Our main results show that the maximum likelihood estimator (MLE) is minimax optimal in the sparse observation regime. While the MLE for this problem was proposed as early as the late 1960's, how accurately the MLE recovers the true distribution was not known. Our work closes this gap. In the course of our analysis, we provide new results in polynomial approximations, providing novel bounds on the coefficients of Bernstein polynomials approximating Lipschitz-1 functions. Furthermore, the MLE is also efficiently computable in this setting. We evaluate the MLE on real datasets and show that the performance of natural MLE is on par with more complex moment matching estimators.
Joint work with Weihao Kong, Gregory Valiant, Sham Kakade.
BIO Ramya Korlakai Vinayak is a postdoctoral researcher in Paul G. Allen School of Computer Science and Engineering at the University of Washington in Seattle, working with Sham Kakade.

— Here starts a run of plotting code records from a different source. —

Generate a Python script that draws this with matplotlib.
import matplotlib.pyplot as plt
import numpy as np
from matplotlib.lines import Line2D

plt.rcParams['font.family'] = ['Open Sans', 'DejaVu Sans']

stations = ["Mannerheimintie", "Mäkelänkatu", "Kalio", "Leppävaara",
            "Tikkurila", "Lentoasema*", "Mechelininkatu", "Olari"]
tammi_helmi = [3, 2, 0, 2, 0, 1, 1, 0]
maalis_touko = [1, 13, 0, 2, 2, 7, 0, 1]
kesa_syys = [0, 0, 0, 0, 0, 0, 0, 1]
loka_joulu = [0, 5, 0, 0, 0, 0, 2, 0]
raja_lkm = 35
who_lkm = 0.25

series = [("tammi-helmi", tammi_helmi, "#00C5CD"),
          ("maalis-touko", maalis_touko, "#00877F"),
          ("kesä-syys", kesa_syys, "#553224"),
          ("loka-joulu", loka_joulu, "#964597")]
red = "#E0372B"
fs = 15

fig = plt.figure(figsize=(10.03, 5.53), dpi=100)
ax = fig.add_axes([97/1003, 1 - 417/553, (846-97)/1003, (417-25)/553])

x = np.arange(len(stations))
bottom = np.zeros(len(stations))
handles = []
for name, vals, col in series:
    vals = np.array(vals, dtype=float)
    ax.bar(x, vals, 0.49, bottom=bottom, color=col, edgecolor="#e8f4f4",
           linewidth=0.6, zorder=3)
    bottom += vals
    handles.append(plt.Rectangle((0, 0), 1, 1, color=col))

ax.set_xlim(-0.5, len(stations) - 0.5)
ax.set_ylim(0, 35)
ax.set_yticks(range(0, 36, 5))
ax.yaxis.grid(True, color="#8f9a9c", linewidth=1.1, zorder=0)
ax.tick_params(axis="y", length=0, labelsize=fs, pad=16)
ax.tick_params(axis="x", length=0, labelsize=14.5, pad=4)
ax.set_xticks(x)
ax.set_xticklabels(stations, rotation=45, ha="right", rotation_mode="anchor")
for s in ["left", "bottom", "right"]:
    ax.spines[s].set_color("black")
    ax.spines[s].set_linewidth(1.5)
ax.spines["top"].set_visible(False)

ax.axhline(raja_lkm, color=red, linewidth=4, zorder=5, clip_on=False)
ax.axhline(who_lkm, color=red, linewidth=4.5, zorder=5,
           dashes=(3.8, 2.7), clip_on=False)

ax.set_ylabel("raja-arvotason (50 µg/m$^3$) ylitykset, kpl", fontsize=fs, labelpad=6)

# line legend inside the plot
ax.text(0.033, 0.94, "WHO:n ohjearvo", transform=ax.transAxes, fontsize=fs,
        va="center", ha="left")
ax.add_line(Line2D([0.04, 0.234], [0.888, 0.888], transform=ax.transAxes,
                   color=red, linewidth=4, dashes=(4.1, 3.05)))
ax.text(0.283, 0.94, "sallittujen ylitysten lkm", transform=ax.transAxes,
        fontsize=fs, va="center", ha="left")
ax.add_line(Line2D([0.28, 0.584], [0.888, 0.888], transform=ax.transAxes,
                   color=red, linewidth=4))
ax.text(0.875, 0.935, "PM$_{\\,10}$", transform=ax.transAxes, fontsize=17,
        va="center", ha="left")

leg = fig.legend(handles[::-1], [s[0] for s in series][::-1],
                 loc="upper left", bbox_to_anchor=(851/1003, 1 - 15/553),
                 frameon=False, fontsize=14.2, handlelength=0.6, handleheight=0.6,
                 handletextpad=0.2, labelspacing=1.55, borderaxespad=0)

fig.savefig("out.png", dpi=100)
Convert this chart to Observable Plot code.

Her research interests broadly span the areas of machine learning, statistical inference, and crowdsourcing. She received Ph.D in Electrical Engineering at Caltech where she worked with Babak Hassibi. She was supported by the Faculty of the Future fellowship (2013-2015) awarded by the Schlumberger Foundation. She obtained her B.Tech from the IIT Madras and obtained her MS at Caltech.